The company strongly re-iterated that it’s not interested in obtaining or otherwise looking through private user data, and that it is continuing to fight with the government on being even more transparent on what it provides to government requests for that data.
“At the time of this report, the U.S. government does not allow Apple to disclose, except in broad ranges, the number of national security orders, the number of accounts affected by the orders, or whether content, such as emails, was disclosed,” Apple said in its report. “We strongly oppose this gag order, and Apple has made the case for relief from these restrictions in meetings and discussions with the White House, the U.S. Attorney General, congressional leaders, and the courts. Despite our extensive efforts in this area, we do not yet have an agreement that we feel adequately addresses our customers’ right to know how often and under what circumstances we provide data to law enforcement agencies.”

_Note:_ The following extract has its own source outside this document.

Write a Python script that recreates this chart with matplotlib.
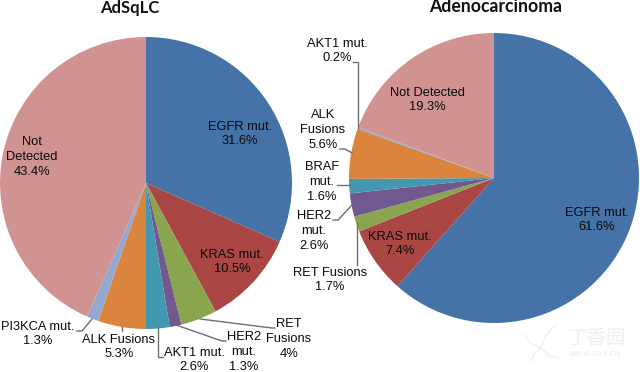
"""Two mutation pie charts side by side: AdSqLC and adenocarcinoma."""

import matplotlib
matplotlib.use("Agg")
import matplotlib.pyplot as plt

W, H = 640, 372

left_labels = ["EGFR mut.", "KRAS mut.", "RET Fusions", "HER2 mut.", "AKT1 mut.",
               "ALK Fusions", "PI3KCA mut.", "Not Detected"]
left_values = [31.6, 10.5, 4.0, 1.3, 2.6, 5.3, 1.3, 43.4]

right_labels = ["EGFR mut.", "KRAS mut.", "RET Fusions", "HER2 mut.", "BRAF mut.",
                "ALK Fusions", "AKT1 mut.", "Not Detected"]
right_values = [61.6, 7.4, 1.7, 2.6, 1.6, 5.6, 0.2, 19.3]

slice_colors = ["#4572A7", "#AA4643", "#89A54E", "#71588F", "#4198AF",
                "#DB843D", "#93A9CF", "#D19392"]

plt.rcParams["font.family"] = ["Liberation Sans", "DejaVu Sans"]

fig = plt.figure(figsize=(W / 100, H / 100), dpi=100)
ax = fig.add_axes([0, 0, 1, 1])


def py(y):
    # picture rows run downwards, the axes run upwards
    return H - y


ax.pie(left_values, colors=slice_colors, startangle=90, counterclock=False,
       center=(146, py(183)), radius=146, frame=True,
       wedgeprops={"linewidth": 0})
ax.pie(right_values, colors=slice_colors, startangle=90, counterclock=False,
       center=(494, py(178)), radius=145, frame=True,
       wedgeprops={"linewidth": 0})
ax.set_xlim(0, W)
ax.set_ylim(0, H)
ax.set_aspect("equal")
ax.axis("off")

# leader lines
leaders = [
    [(77, 331), (82, 331), (92, 319)],
    [(122, 327), (122, 331)],
    [(158, 327), (158, 357), (163, 357)],
    [(176, 325), (222, 341), (226, 341)],
    [(200, 319), (272, 328), (275, 328)],
    [(353, 62), (358, 62), (358, 128)],
    [(340, 149), (345, 149), (352, 153)],
    [(337, 185), (350, 185)],
    [(333, 220), (338, 220), (352, 205)],
    [(357, 223), (357, 265)],
]
for pts in leaders:
    ax.plot([p[0] for p in pts], [py(p[1]) for p in pts], color="#6E6E6E", lw=1.0,
            solid_joinstyle="miter")

FS = 9.3
texts = [
    (240, 134, "EGFR mut.\n31.6%"),
    (232, 262, "KRAS mut.\n10.5%"),
    (32, 157, "Not\nDetected\n43.4%"),
    (38, 334, "PI3KCA mut.\n1.3%"),
    (119, 347, "ALK Fusions\n5.3%"),
    (194, 360, "AKT1 mut.\n2.6%"),
    (244, 352, "HER2\nmut.\n1.3%"),
    (289, 339, "RET\nFusions\n4%"),
    (337, 51, "AKT1 mut.\n0.2%"),
    (323, 130, "ALK\nFusions\n5.6%"),
    (322, 182, "BRAF\nmut.\n1.6%"),
    (314, 231, "HER2\nmut.\n2.6%"),
    (330, 280, "RET Fusions\n1.7%"),
    (427, 100, "Not Detected\n19.3%"),
    (400, 244, "KRAS mut.\n7.4%"),
    (597, 220, "EGFR mut.\n61.6%"),
]
for x, y, s in texts:
    ax.text(x, py(y), s, ha="center", va="center", ma="center", fontsize=FS,
            color="#0A0A0A", linespacing=1.3)

ax.text(130, py(8), "AdSqLC", ha="center", va="center", fontsize=12,
        fontweight="bold", family="Lato", color="#111111")
ax.text(495.5, py(7), "Adenocarcinoma", ha="center", va="center", fontsize=12.7,
        fontweight="bold", family="Lato", color="#111111")

# faint watermark, bottom right
wings = [
    [(525, 335), (530, 343), (541, 348)],
    [(541, 348), (546, 335), (556, 325)],
    [(541, 348), (550, 356), (558, 358)],
    [(541, 348), (534, 354), (531, 361)],
]
for pts in wings:
    ax.plot([p[0] for p in pts], [py(p[1]) for p in pts], color="#EFEFEF", lw=1.0)
ax.text(597, py(339), "丁香园", ha="center", va="center", fontsize=14,
        family="Noto Sans CJK SC", color="#F0F0F0")
ax.text(596, py(355), "WWW.DXY.CN", ha="center", va="center", fontsize=5.5,
        color="#EAEAEA")

fig.savefig("out.png", dpi=100)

Apple said that, in addition to other large companies, it receives requests for its data from government agencies, but that most of the requests are simply seeking information on stolen or list devices. These are called “device information requests,” and Apple received 3,542 of them in the U.S. 88 percent of the device requests resulted in Apple sharing some sort of data to the government.
Other “account requests,” which are a “small fraction” of all requests, Apple says, are for information related to iCloud, iTunes and Game Center accounts. In the United States, Apple received between 1,000 and 2,000 account information requests, and disclosed data on between 0 and 1,000 of them. The company did not, perhaps under the government “gag” order it refers to, reveal the percentage of requests that resulted in some data being disclosed to the government, Apple said.
Apple also reiterated that it encrypts data that passes through users for iMessage and FaceTime, and that it doesn’t store any location data, Siri voice searches or location-based map searches.